I like the outlines of these efforts: look at what is working, get rid of the rest before the place gets turned to swiss cheese with growth in the area. Control the stupid now before it gets out of hand as it has in so many other places. Preserve what we have. There is already way too much metastatic stupid to behold out there to bring it to our shared public lands.
While some may consider it selfish for people to use public land for their own recreational purposes, is it selfish when they are give none to begin with? Sure bikes, side by sides tear all over the state of Colorado and Boulder county, yet Boulder County has refused to make ANY purpose built downhill bike trails besides Valmont Bike park, a little chunk of vacant land next to the jail. “Conservation and all costs” in my views just means “hikers only and all costs”. States all over the country have addressed this user group, but not Boulder County. It’s a shame to see.

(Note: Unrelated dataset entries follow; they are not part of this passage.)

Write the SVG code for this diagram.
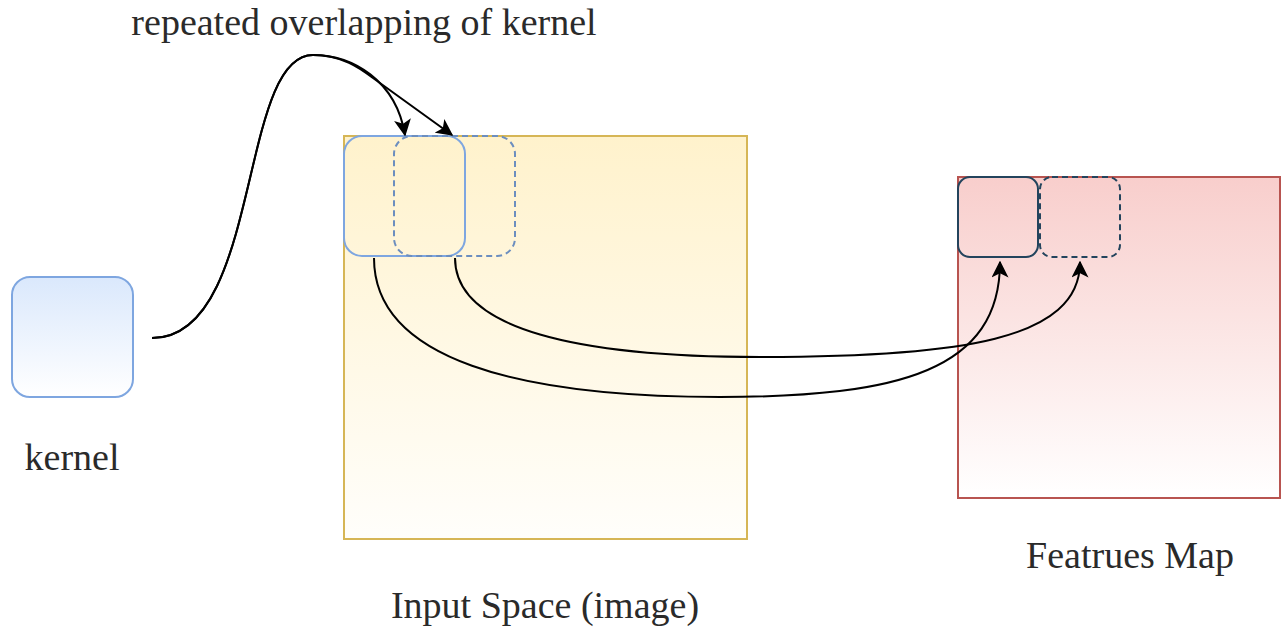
<svg xmlns="http://www.w3.org/2000/svg" width="1281" height="629" viewBox="0 0 1281 629">
  <style>
    .label { font-family: "Liberation Serif", "Times New Roman", serif; font-size: 38px; fill: #2a2a2a; text-anchor: middle; }
    .edge { fill: none; stroke: #000; stroke-width: 2; }
    .kbox { fill: none; stroke: #7ea6e0; stroke-width: 2; }
    .kdash { fill: none; stroke: #6c8ebf; stroke-width: 2; stroke-dasharray: 6 4; }
    .fbox { fill: none; stroke: #23445d; stroke-width: 2; }
    .fdash { fill: none; stroke: #23445d; stroke-width: 2; stroke-dasharray: 6 4; }
  </style>
  <defs>
    <linearGradient id="gBlue" x1="0" y1="0" x2="0" y2="1">
      <stop offset="0" stop-color="#dae8fc"/>
      <stop offset="1" stop-color="#ffffff"/>
    </linearGradient>
    <linearGradient id="gYellow" x1="0" y1="0" x2="0" y2="1">
      <stop offset="0" stop-color="#fff2cc"/>
      <stop offset="1" stop-color="#fffefb"/>
    </linearGradient>
    <linearGradient id="gRed" x1="0" y1="0" x2="0" y2="1">
      <stop offset="0" stop-color="#f8cecc"/>
      <stop offset="1" stop-color="#ffffff"/>
    </linearGradient>
    <marker id="arrow" viewBox="0 0 12 12" refX="11" refY="6" markerWidth="17" markerHeight="17" markerUnits="userSpaceOnUse" orient="auto">
      <path d="M0,0 L12,6 L0,12 L3,6 Z" fill="#000"/>
    </marker>
  </defs>

  <!-- kernel -->
  <g id="kernel">
    <rect x="12" y="277" width="121" height="120" rx="18" fill="url(#gBlue)" stroke="#7ea6e0" stroke-width="2"/>
    <text class="label" x="72" y="470">kernel</text>
  </g>

  <!-- input space with two kernel positions -->
  <g id="input-space">
    <rect x="344" y="136" width="403" height="403" fill="url(#gYellow)" stroke="#d6b656" stroke-width="2"/>
    <text class="label" x="545" y="618">Input Space (image)</text>
  </g>
  <g id="input-kernel-1">
    <rect class="kbox" x="344" y="136" width="121" height="120" rx="18"/>
  </g>
  <g id="input-kernel-2">
    <rect class="kdash" x="394" y="136" width="121" height="120" rx="18"/>
  </g>

  <!-- feature map with two output cells -->
  <g id="feature-map">
    <rect x="958" y="177" width="322" height="321" fill="url(#gRed)" stroke="#b85450" stroke-width="2"/>
    <text class="label" x="1130" y="568">Featrues Map</text>
  </g>
  <g id="feature-cell-1">
    <rect class="fbox" x="958" y="177" width="80" height="80" rx="12"/>
  </g>
  <g id="feature-cell-2">
    <rect class="fdash" x="1040" y="177" width="80" height="80" rx="12"/>
  </g>

  <g id="title">
    <text class="label" x="364" y="35">repeated overlapping of kernel</text>
  </g>

  <!-- connectors -->
  <g id="connectors">
    <path class="edge" marker-end="url(#arrow)" d="M152,338 C262,338 238,55 313,55 C352,55 396,80 405,135"/>
    <path class="edge" marker-end="url(#arrow)" d="M152,338 C262,338 238,55 313,55 C342,55 360,68 373,78 L452,135"/>
    <path class="edge" marker-end="url(#arrow)" d="M374,258 C374,360 520,397 720,397 C900,397 1000,370 1000,262"/>
    <path class="edge" marker-end="url(#arrow)" d="M455,258 C455,330 580,357 760,357 C960,357 1080,340 1080,262"/>
  </g>
</svg>
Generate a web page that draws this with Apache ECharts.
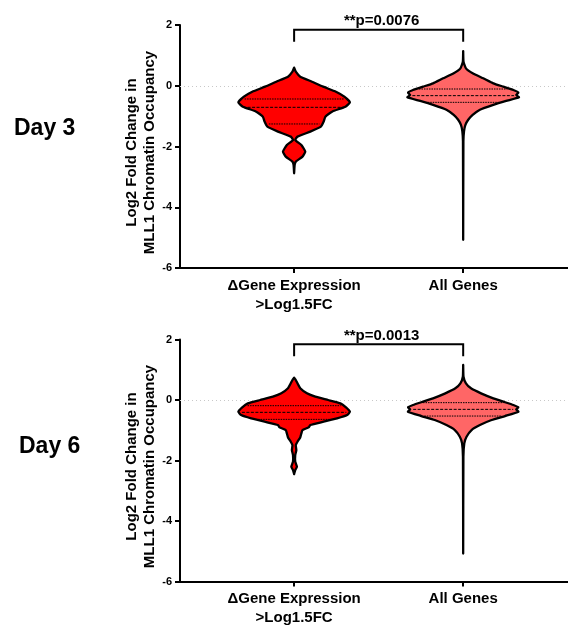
<!DOCTYPE html>
<html>
<head>
<meta charset="utf-8">
<script src="https://cdn.jsdelivr.net/npm/echarts@6/dist/echarts.min.js"></script>
<style>html,body{margin:0;padding:0;background:#fff}#c{width:568px;height:630px}</style>
</head>
<body>
<div id="c"></div>
<script>
// ---------- data ----------
const categories = ["ΔGene Expression\n>Log1.5FC", "All Genes"];
const panelNames = ["Day 3", "Day 6"];
const pLabels = ["**p=0.0076", "**p=0.0013"];
const yTicks = [-6, -4, -2, 0, 2];

// violin profiles: y level and relative density (1 = widest)
const day3GeneY = [0.595, 0.463, 0.299, 0.134, -0.03, -0.195, -0.359, -0.545, -0.688, -0.853, -1.017, -1.18, -1.346, -1.51, -1.675, -1.785, -1.949, -2.168, -2.333, -2.497, -2.607, -2.881];
const day3GeneW = [0, 0.03, 0.11, 0.32, 0.52, 0.75, 0.90, 1.0, 0.92, 0.68, 0.56, 0.53, 0.48, 0.29, 0.06, 0.02, 0.13, 0.20, 0.15, 0.03, 0.01, 0];
const day3GeneQ = [-0.436, -0.71, -1.258];

const day3AllY = [1.143, 0.792, 0.573, 0.409, 0.244, 0.08, -0.03, -0.14, -0.228, -0.304, -0.38, -0.5, -0.63, -0.79, -0.96, -1.12, -1.29, -1.5, -1.83, -5.07];
const day3AllW = [0, 0.006, 0.05, 0.17, 0.36, 0.54, 0.72, 0.90, 0.99, 0.95, 1.0, 0.77, 0.54, 0.30, 0.17, 0.09, 0.04, 0.015, 0.004, 0];
const day3AllQ = [-0.107, -0.326, -0.546];

const day6GeneY = [0.739, 0.662, 0.552, 0.386, 0.22, 0.11, 0, -0.11, -0.243, -0.386, -0.497, -0.607, -0.717, -0.828, -0.905, -0.993, -1.104, -1.236, -1.38, -1.49, -1.656, -1.82, -2.04, -2.207, -2.318, -2.45];
const day6GeneW = [0, 0.03, 0.06, 0.11, 0.23, 0.38, 0.61, 0.83, 0.93, 1.0, 0.95, 0.77, 0.53, 0.29, 0.26, 0.15, 0.13, 0.11, 0.06, 0.03, 0.04, 0.02, 0.02, 0.05, 0.02, 0];
const day6GeneQ = [-0.188, -0.408, -0.64];

const day6AllY = [1.159, 0.77, 0.55, 0.386, 0.22, 0.055, -0.055, -0.166, -0.243, -0.31, -0.386, -0.53, -0.662, -0.828, -0.993, -1.214, -1.435, -1.876, -5.077];
const day6AllW = [0, 0.006, 0.05, 0.14, 0.32, 0.54, 0.72, 0.90, 0.99, 0.95, 0.99, 0.75, 0.51, 0.30, 0.15, 0.06, 0.02, 0.004, 0];
const day6AllQ = [-0.088, -0.309, -0.53];

// ---------- build ----------
const FONT = 'Arial, "Liberation Sans", sans-serif';
const VW = 0.33;          // max half width in x units
const colors = ['#ff0000', '#ff6666'];

const panels = [
  [{y: day3GeneY, w: day3GeneW, q: day3GeneQ}, {y: day3AllY, w: day3AllW, q: day3AllQ}],
  [{y: day6GeneY, w: day6GeneW, q: day6GeneQ}, {y: day6AllY, w: day6AllW, q: day6AllQ}]
];

function interpW(prof, v) {
  const ys = prof.y, ws = prof.w;
  for (let i = 0; i < ys.length - 1; i++) {
    if (v <= ys[i] && v >= ys[i + 1]) {
      const t = (ys[i] - v) / (ys[i] - ys[i + 1]);
      return ws[i] + t * (ws[i + 1] - ws[i]);
    }
  }
  return 0;
}

function violinRender(prof, color, xpos) {
  return function (params, api) {
    const right = [], left = [];
    for (let i = 0; i < prof.y.length; i++) {
      const hw = prof.w[i] * VW;
      right.push(api.coord([xpos + hw, prof.y[i]]));
      left.push(api.coord([xpos - hw, prof.y[i]]));
    }
    const pts = right.concat(left.reverse());
    const children = [{
      type: 'polygon',
      shape: {points: pts, smooth: 0.15},
      style: {fill: color, stroke: '#000', lineWidth: 2.3, lineJoin: 'round'}
    }];
    prof.q.forEach((qv, k) => {
      const hw = interpW(prof, qv) * VW;
      const a = api.coord([xpos - hw, qv]);
      const b = api.coord([xpos + hw, qv]);
      children.push({
        type: 'line',
        shape: {x1: a[0] + 3, y1: a[1], x2: b[0] - 3, y2: b[1]},
        style: {stroke: '#000', lineWidth: 1, lineDash: k === 1 ? [3, 1.5] : [1.5, 1]}
      });
    });
    return {type: 'group', children: children};
  };
}

function bracketRender(label) {
  return function (params, api) {
    const tl = api.coord([1, 1.84]);
    const bl = api.coord([1, 1.45]);
    const tr = api.coord([2, 1.84]);
    const br = api.coord([2, 1.45]);
    const t = api.coord([1.5, 2.12]);
    return {
      type: 'group',
      children: [
        {type: 'polyline', shape: {points: [bl, tl, tr, br]}, style: {stroke: '#000', lineWidth: 2, fill: null}},
        {type: 'text', x: t[0] + 3, y: t[1], style: {text: label, font: 'bold 15px ' + FONT, fill: '#000', align: 'center', verticalAlign: 'middle'}}
      ]
    };
  };
}

const grids = [
  {left: 180, right: 0, top: 25, height: 243},
  {left: 180, right: 0, top: 339.5, height: 242}
];

const xAxes = [], yAxes = [], series = [];
for (let p = 0; p < 2; p++) {
  xAxes.push({
    gridIndex: p, type: 'value', min: 0.325, max: 2.62,
    splitLine: {show: false},
    axisLine: {show: true, onZero: false, lineStyle: {color: '#000', width: 2}},
    axisTick: {show: true, customValues: [1, 2], length: 5, lineStyle: {color: '#000', width: 2}},
    axisLabel: {
      show: true, customValues: [1, 2], margin: 8,
      formatter: v => categories[Math.round(v) - 1],
      fontFamily: FONT, fontWeight: 'bold', fontSize: 15, lineHeight: 19, color: '#000'
    }
  });
  yAxes.push({
    gridIndex: p, type: 'value', min: yTicks[0], max: yTicks[yTicks.length - 1], interval: 2,
    name: 'Log2 Fold Change in\nMLL1 Chromatin Occupancy',
    nameLocation: 'middle', nameRotate: 90, nameGap: 21, nameMoveOverlap: false,
    nameTextStyle: {fontFamily: FONT, fontWeight: 'bold', fontSize: 15, lineHeight: 18, color: '#000', padding: [0, 12, 0, 0]},
    splitLine: {show: false},
    axisLine: {show: true, lineStyle: {color: '#000', width: 2}},
    axisTick: {show: true, length: 5, lineStyle: {color: '#000', width: 2}},
    axisLabel: {fontFamily: FONT, fontWeight: 'bold', fontSize: 11, color: '#000', margin: 8}
  });
  for (let v = 0; v < 2; v++) {
    const s = {
      type: 'custom', xAxisIndex: p, yAxisIndex: p,
      data: [[v + 1, panels[p][v].q[1]]],
      renderItem: violinRender(panels[p][v], colors[v], v + 1),
      z: 3, silent: true
    };
    if (v === 0) {
      s.markLine = {
        silent: true, symbol: 'none', label: {show: false},
        lineStyle: {color: '#c8c8c8', type: [1, 3], width: 1},
        data: [{yAxis: 0}], z: 1
      };
    }
    series.push(s);
  }
  series.push({
    type: 'custom', xAxisIndex: p, yAxisIndex: p,
    data: [[1.5, 1.8]],
    renderItem: bracketRender(pLabels[p]), silent: true
  });
}

const chart = echarts.init(document.getElementById('c'), null, {renderer: 'canvas'});
chart.setOption({
  animation: false,
  backgroundColor: '#fff',
  grid: grids,
  xAxis: xAxes,
  yAxis: yAxes,
  series: series,
  graphic: [
    {type: 'text', left: 14, top: 117, style: {text: panelNames[0], font: 'bold 23px ' + FONT, fill: '#000'}},
    {type: 'text', left: 19, top: 435, style: {text: panelNames[1], font: 'bold 23px ' + FONT, fill: '#000'}}
  ]
});
</script>
</body>
</html>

Wholeheartedly agree with Rex and Tristan.
Denying a major user group appropriate recreational access is a failure of Boulder County leadership. This is one of the most fit, cyclist-dense counties in the country, yet there has been virtually zero investment in purpose-built mountain bike trails.
Purpose-built bike trails are standard throughout the state, country, and world and especially where great mountain terrain exists. Dedicated trails reduce user conflict and are the most environmentally sustainable solution.
Land managers should engage the mountain bike community—groups like Boulder Mountain Bike Alliance have repeatedly offered to collaborate.
All user groups can coexist. Providing legitimate access is how you prevent rogue trails and protect the landscape long-term.